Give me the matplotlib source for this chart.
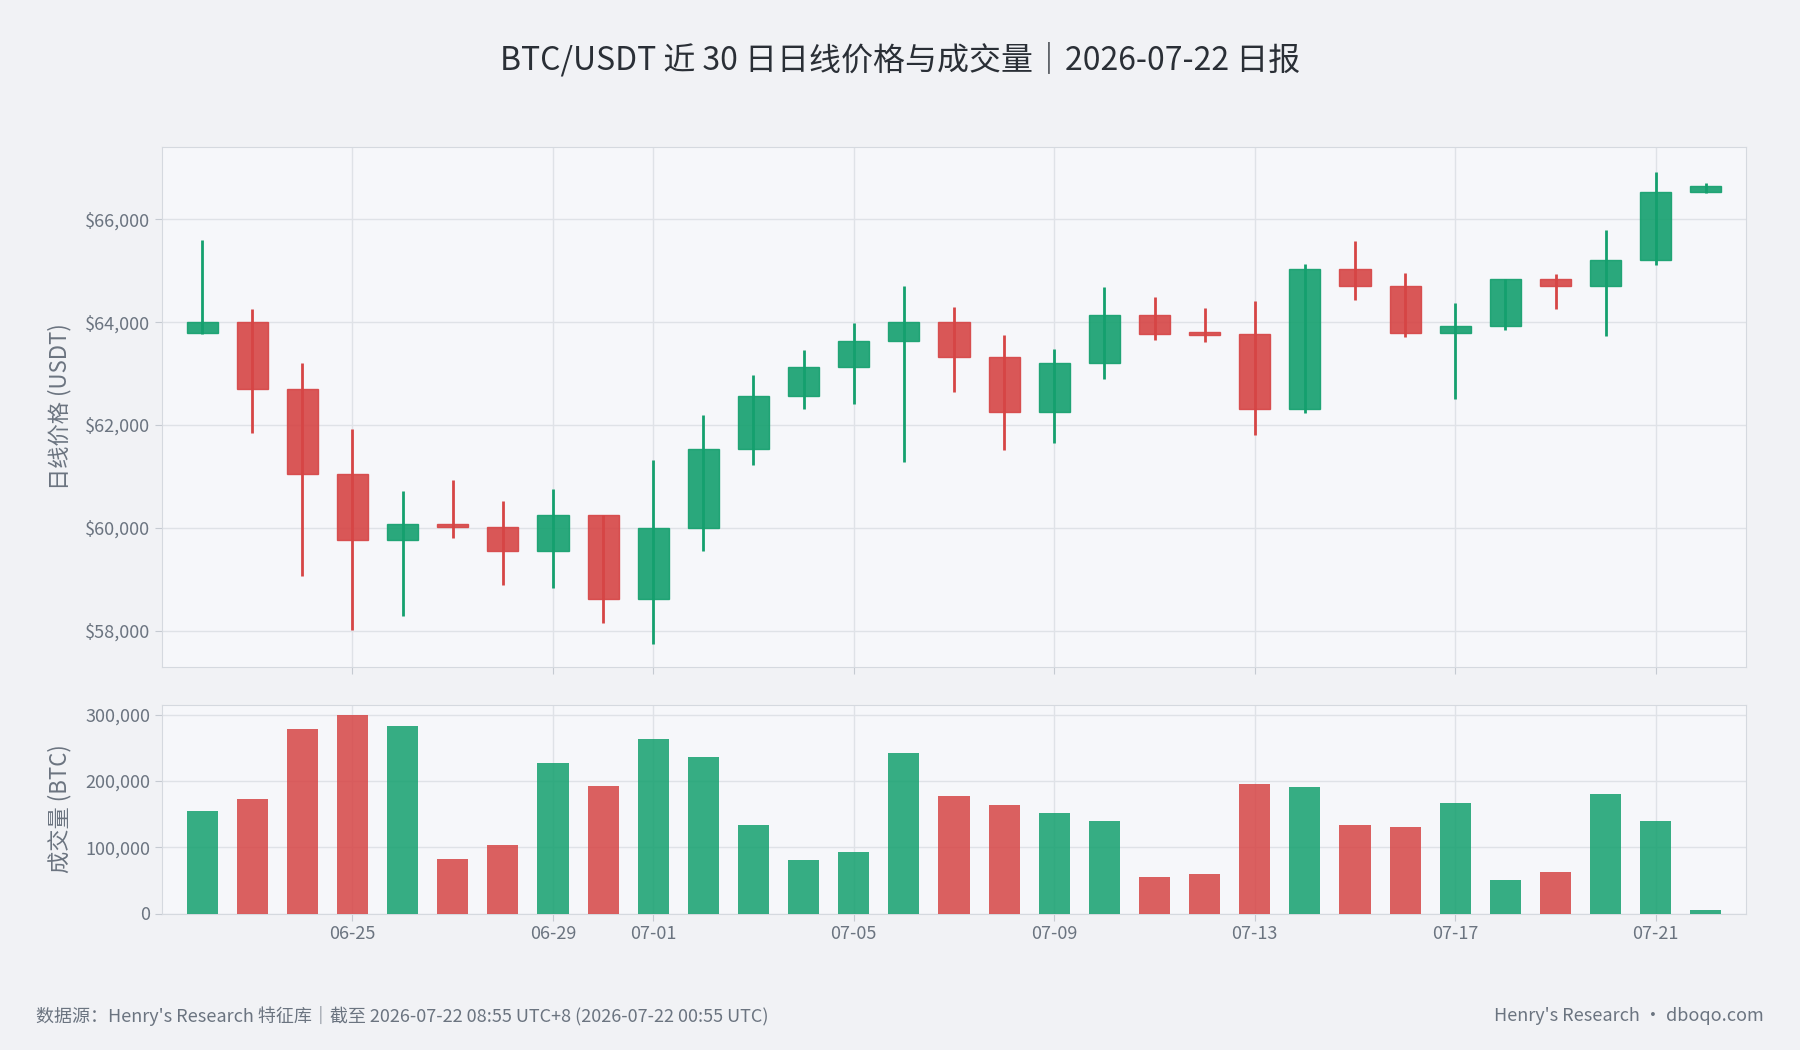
import matplotlib
matplotlib.use("Agg")
import matplotlib.pyplot as plt
import matplotlib.dates as mdates
import matplotlib.ticker as mt
import pandas as pd
import numpy as np

plt.rcParams['font.family'] = ['Noto Sans CJK SC', 'DejaVu Sans']

dates = pd.date_range("2026-06-22", "2026-07-22", freq="D")
opens  = [63780,64000,62700,61050,59770,60080,60010,59550,60240,58620,59990,61540,62560,63120,63630,64000,63320,62250,63210,64140,63800,63760,62300,65020,64690,63780,63920,64830,64700,65200,66530]
closes = [64000,62700,61050,59770,60080,60010,59550,60240,58620,59990,61540,62560,63120,63630,64000,63320,62250,63210,64140,63760,63740,62300,65020,64690,63780,63920,64830,64700,65200,66530,66640]
highs  = [65600,64250,63200,61920,60720,60920,60520,60750,60240,61320,62190,62960,63450,63980,64700,64290,63740,63470,64670,64490,64270,64400,65130,65580,64960,64360,64830,64940,65780,66910,66710]
lows   = [63760,61850,59060,58020,58280,59810,58880,58840,58150,57750,59550,61230,62300,62410,61280,62630,61520,61650,62900,63650,63610,61810,62230,64430,63700,62500,63850,64250,63720,65110,66510]
volumes = [155000,173000,278000,300000,282000,82000,104000,227000,192000,263000,236000,133000,80000,93000,242000,177000,163000,151000,139000,55000,60000,195000,190000,133000,130000,166000,50000,63000,180000,139000,5000]
tick_labels = ["06-25","06-29","07-01","07-05","07-09","07-13","07-17","07-21"]

GREEN = "#14a06e"
RED = "#d64545"
BG = "#f1f2f5"
AX = "#f6f7fa"
TXT = "#6b7480"

fig = plt.figure(figsize=(18, 10.5), dpi=100, facecolor=BG)
ax1 = fig.add_axes([0.090, 0.365, 0.880, 0.495], facecolor=AX)
ax2 = fig.add_axes([0.090, 0.130, 0.880, 0.199], facecolor=AX, sharex=ax1)

x = mdates.date2num(dates)
for xi, o, c, h, l, v in zip(x, opens, closes, highs, lows, volumes):
    col = GREEN if c >= o else RED
    ax1.vlines(xi, l, h, color=col, lw=2, zorder=3)
    ax1.bar(xi, max(abs(c - o), 60), bottom=min(o, c), width=0.62, color=col, alpha=0.9,
            edgecolor=col, lw=1, zorder=3)
    ax2.bar(xi, v, width=0.62, color=col, alpha=0.85, zorder=3)

for ax in (ax1, ax2):
    ax.grid(True, color="#dfe2e7", lw=1, zorder=0)
    for s in ax.spines.values():
        s.set_color("#d5d9df")
    ax.tick_params(colors=TXT, labelsize=13, length=5, color="#c5cad1")

ax1.set_ylim(57300, 67400)
ax1.yaxis.set_major_locator(mt.MultipleLocator(2000))
ax1.yaxis.set_major_formatter(mt.FuncFormatter(lambda v, p: f"${v:,.0f}"))
ax1.set_xlim(x[0] - 0.8, x[-1] + 0.8)
ticks = [mdates.date2num(pd.Timestamp("2026-" + t)) for t in tick_labels]
ax1.set_xticks(ticks)
ax1.set_xticklabels(tick_labels)
ax1.tick_params(axis="x", labelbottom=False)
ax2.set_ylim(0, 315000)
ax2.yaxis.set_major_locator(mt.MultipleLocator(100000))
ax2.yaxis.set_major_formatter(mt.FuncFormatter(lambda v, p: f"{v:,.0f}"))

ax1.set_ylabel("日线价格 (USDT)", color=TXT, fontsize=16, labelpad=10)
ax2.set_ylabel("成交量 (BTC)", color=TXT, fontsize=16, labelpad=10)

fig.text(0.5, 0.944, "BTC/USDT 近 30 日日线价格与成交量｜2026-07-22 日报", ha="center", va="center",
         fontsize=23, color="#2a2f36")
fig.text(0.020, 0.032, "数据源：Henry's Research 特征库｜截至 2026-07-22 08:55 UTC+8 (2026-07-22 00:55 UTC)",
         ha="left", va="center", fontsize=13, color=TXT)
fig.text(0.980, 0.032, "Henry's Research · dboqo.com", ha="right", va="center", fontsize=13, color=TXT)

fig.savefig("out.png", dpi=100, facecolor=BG)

--- --- ---

Only lines belong in the copy: transcribe those from the start of the data through the line that contains "0.199], facecolor=AX, sharex=ax1)", and skip the pictures.

[Task result]:
Give me the matplotlib source for this chart.
import matplotlib
matplotlib.use("Agg")
import matplotlib.pyplot as plt
import matplotlib.dates as mdates
import matplotlib.ticker as mt
import pandas as pd
import numpy as np

plt.rcParams['font.family'] = ['Noto Sans CJK SC', 'DejaVu Sans']

dates = pd.date_range("2026-06-22", "2026-07-22", freq="D")
opens  = [63780,64000,62700,61050,59770,60080,60010,59550,60240,58620,59990,61540,62560,63120,63630,64000,63320,62250,63210,64140,63800,63760,62300,65020,64690,63780,63920,64830,64700,65200,66530]
closes = [64000,62700,61050,59770,60080,60010,59550,60240,58620,59990,61540,62560,63120,63630,64000,63320,62250,63210,64140,63760,63740,62300,65020,64690,63780,63920,64830,64700,65200,66530,66640]
highs  = [65600,64250,63200,61920,60720,60920,60520,60750,60240,61320,62190,62960,63450,63980,64700,64290,63740,63470,64670,64490,64270,64400,65130,65580,64960,64360,64830,64940,65780,66910,66710]
lows   = [63760,61850,59060,58020,58280,59810,58880,58840,58150,57750,59550,61230,62300,62410,61280,62630,61520,61650,62900,63650,63610,61810,62230,64430,63700,62500,63850,64250,63720,65110,66510]
volumes = [155000,173000,278000,300000,282000,82000,104000,227000,192000,263000,236000,133000,80000,93000,242000,177000,163000,151000,139000,55000,60000,195000,190000,133000,130000,166000,50000,63000,180000,139000,5000]
tick_labels = ["06-25","06-29","07-01","07-05","07-09","07-13","07-17","07-21"]

GREEN = "#14a06e"
RED = "#d64545"
BG = "#f1f2f5"
AX = "#f6f7fa"
TXT = "#6b7480"

fig = plt.figure(figsize=(18, 10.5), dpi=100, facecolor=BG)
ax1 = fig.add_axes([0.090, 0.365, 0.880, 0.495], facecolor=AX)
ax2 = fig.add_axes([0.090, 0.130, 0.880, 0.199], facecolor=AX, sharex=ax1)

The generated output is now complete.